Luckily, Ford works as a ground-level perspective on the destruction being wrought by the sudden awakening of giant monsters, and does a decent job of establishing a consistent scale for the ever-increasing mayhem. Godzilla owes more than a little to Jaws and Jurassic Park in how it builds to its visually-sumptuous finale through glimpses and teases early on, and while the title character doesn't get a lot of screen time, there are some very cool and memorable scenes involving his opponents. And while the MUTOs aren't as visually-interesting as some of the creatures in the Toho films, they have nifty abilities and the film manages to give them a bit of personality.

But it's Godzilla himself, in spite of "not enough" screen time in the movie, who absolutely steals the show.

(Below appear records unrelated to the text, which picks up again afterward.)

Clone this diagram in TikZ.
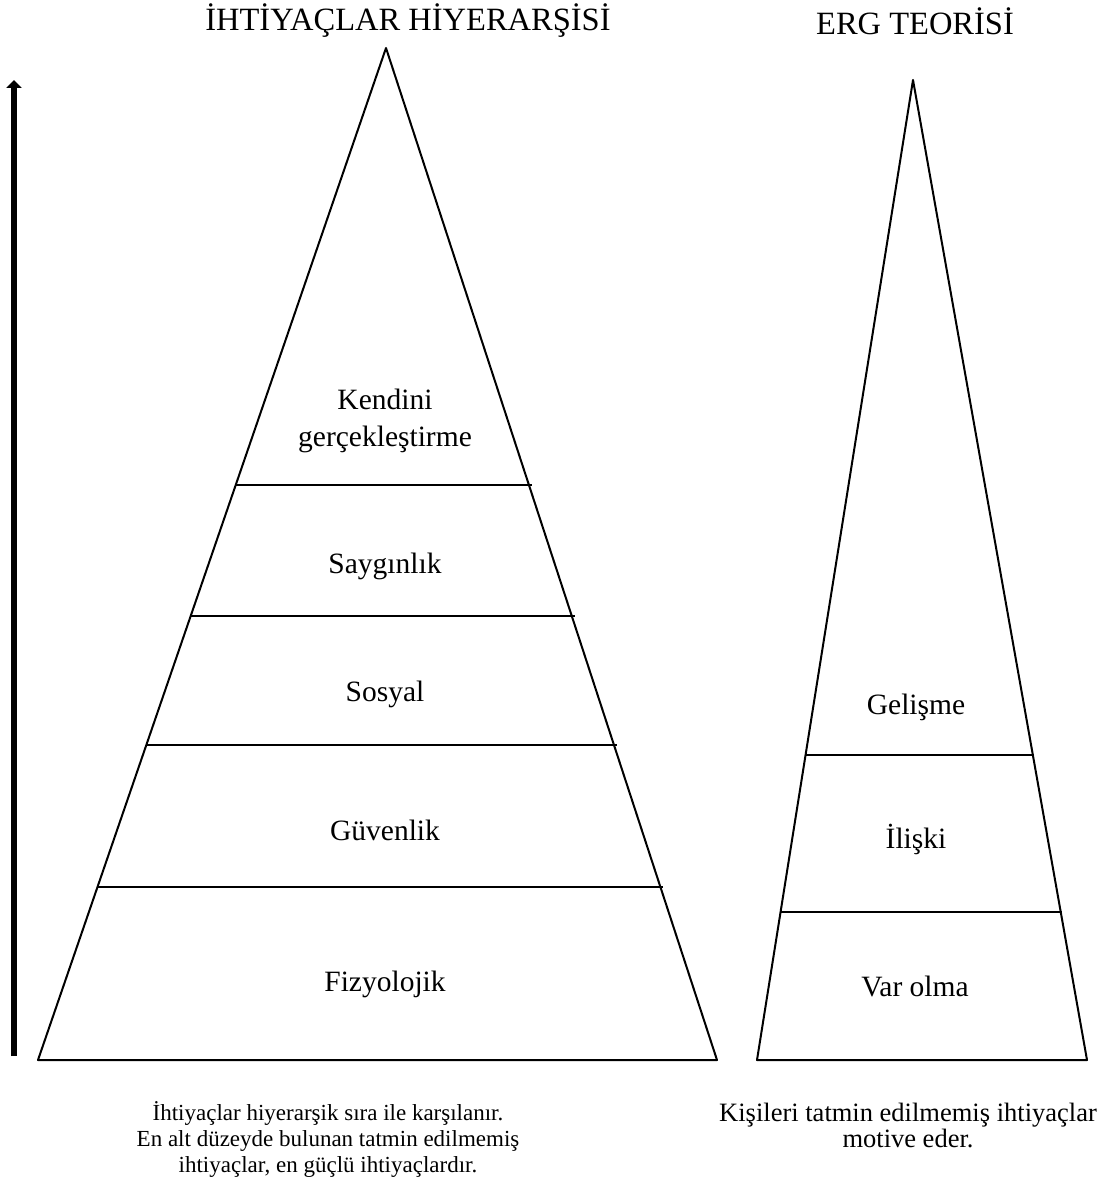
\documentclass[tikz,border=0pt]{standalone}
\usepackage{fontspec}
\setmainfont{Liberation Serif}
\usetikzlibrary{calc,arrows.meta}
\tikzset{
  edge/.style={line width=2pt, line join=round},
  level/.style={line width=2pt},
  lbl/.style={font=\fontsize{29.5}{37}\selectfont, align=center, inner sep=0pt},
  title/.style={font=\fontsize{32.5}{38}\selectfont, inner sep=0pt},
  note/.style={font=\fontsize{23}{26}\selectfont, align=center, inner sep=0pt},
  bignote/.style={font=\fontsize{26.5}{26}\selectfont, align=center, inner sep=0pt},
}
\begin{document}
\begin{tikzpicture}[x=1pt,y=-1pt]
\useasboundingbox (0,0) rectangle (1115,1190);

% Maslow pyramid
\coordinate (mA) at (386,48);
\coordinate (mL) at (38,1060);
\coordinate (mR) at (717,1060);
\draw[edge] (mA) -- (mL) -- (mR) -- cycle;
\foreach \yy/\nm in {485/a,616/b,745/c,887/d}{
  \coordinate (ml\nm) at ($(mA)!{(\yy-48)/1012}!(mL)$);
  \coordinate (mr\nm) at ($(mA)!{(\yy-48)/1012}!(mR)$);
  \draw[level] (ml\nm) -- ($(mr\nm)+(3,0)$);
}

% ERG pyramid
\coordinate (eA) at (913,80);
\coordinate (eL) at (757,1060);
\coordinate (eR) at (1087,1060);
\draw[edge] (eA) -- (eL) -- (eR) -- cycle;
\foreach \yy/\nm in {755/a,912/b}{
  \coordinate (el\nm) at ($(eA)!{(\yy-80)/980}!(eL)$);
  \coordinate (er\nm) at ($(eA)!{(\yy-80)/980}!(eR)$);
  \draw[level] (el\nm) -- ($(er\nm)+(1,0)$);
}

% priority arrow
\coordinate (arB) at (14,1056);
\coordinate (arT) at (14,80);
\draw[line width=6pt, -{Triangle[width=15pt,length=8pt]}] (arB) -- (arT);

% titles
\node[title] (t1) at (408,21) {İHTİYAÇLAR HİYERARŞİSİ};
\node[title] (t2) at (915,21) {ERG TEORİSİ};

% Maslow levels
\node[lbl] (k1) at (385,421) {Kendini\\gerçekleştirme};
\node[lbl] (k2) at (385,566) {Saygınlık};
\node[lbl] (k3) at (385,694) {Sosyal};
\node[lbl] (k4) at (385,830) {Güvenlik};
\node[lbl] (k5) at (385,984) {Fizyolojik};

% ERG levels
\node[lbl] (g1) at (916,707) {Gelişme};
\node[lbl] (g2) at (916,839) {İlişki};
\node[lbl] (g3) at (915,986) {Var olma};

% notes
\node[note] (n1) at (328,1139) {İhtiyaçlar hiyerarşik sıra ile karşılanır.\\En alt düzeyde bulunan tatmin edilmemiş\\ihtiyaçlar, en güçlü ihtiyaçlardır.};
\node[bignote] (n2) at (908,1125) {Kişileri tatmin edilmemiş ihtiyaçlar\\motive eder.};
\end{tikzpicture}
\end{document}
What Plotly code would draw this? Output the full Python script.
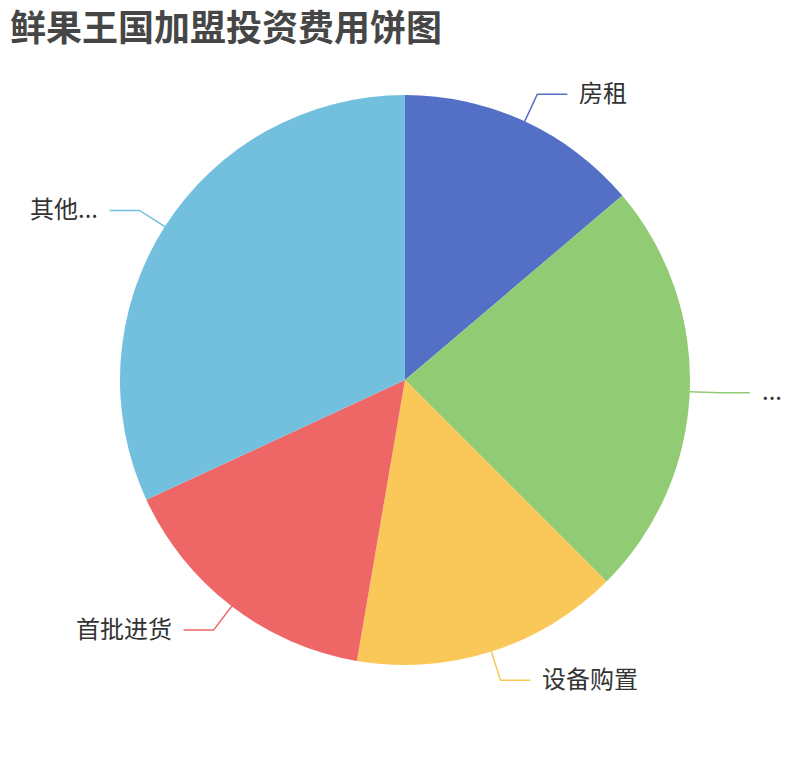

Not only does his character communicate a great deal of "mood" through his reactions - from petty annoyance at weapons fire to apocalyptic fury at his opponents to the exhausting toll that the final battle takes on him, but the visual realization of an honest-to-goodness GODZILLA VS. MONSTERS FIGHT (accompanied perfectly by the type of pounding, blaring score you'd expect, courtesy of Alexandre Desplat) that caps the film is a dream come true. Three enormous creatures punching, biting, flying, and rolling around a mostly-evacuated San Francisco as the army air-drops in a team of commandos (yes, that scene really is as amazing as the trailers made it look) is sure to go down as one of the most awe-inspiring moments of cinema this year.

Part of why it works so well is the film's structure. It's arguably a shame that the film's story didn't elevate the genre/series legacy the way that its visuals and action sequences did, but the movie certainly doesn't waste your time - even with several monsters, multiple destructive set pieces, and a lot of moving parts, Godzilla clocks in at almost exactly two hours. It builds to a huge conflict, delivers in spades, and then ends before over-staying its welcome.

Mileage is likely going to vary on this film - its tone is still playing more "for keeps" than the goofiness of the Emmerich movie - or even the pulpy adventure of Pacific Rim - but it doesn't wallow in misery or darkness. The destruction is allowed to be frightening at first (though the most tense sequences of the film are quieter, including an obvious homage to Jurassic Park's "Raptors in the kitchen" scene), but once Godzilla himself is positioned as humanity's last hope, we're allowed to revel his him as a force of nature. And while the film's mostly-useless cast of humans is "traditional" for the series, it would have been nice to see a film in 2014 take a few steps forward in this regard.

But the film is absolutely a fantastic example of what it sets out to be. And when "what it sets out to be" is a movie that delivers spectacle and majesty that manages to impress even in an age where audiences have become so used to the extraordinary, that's a damn fine thing.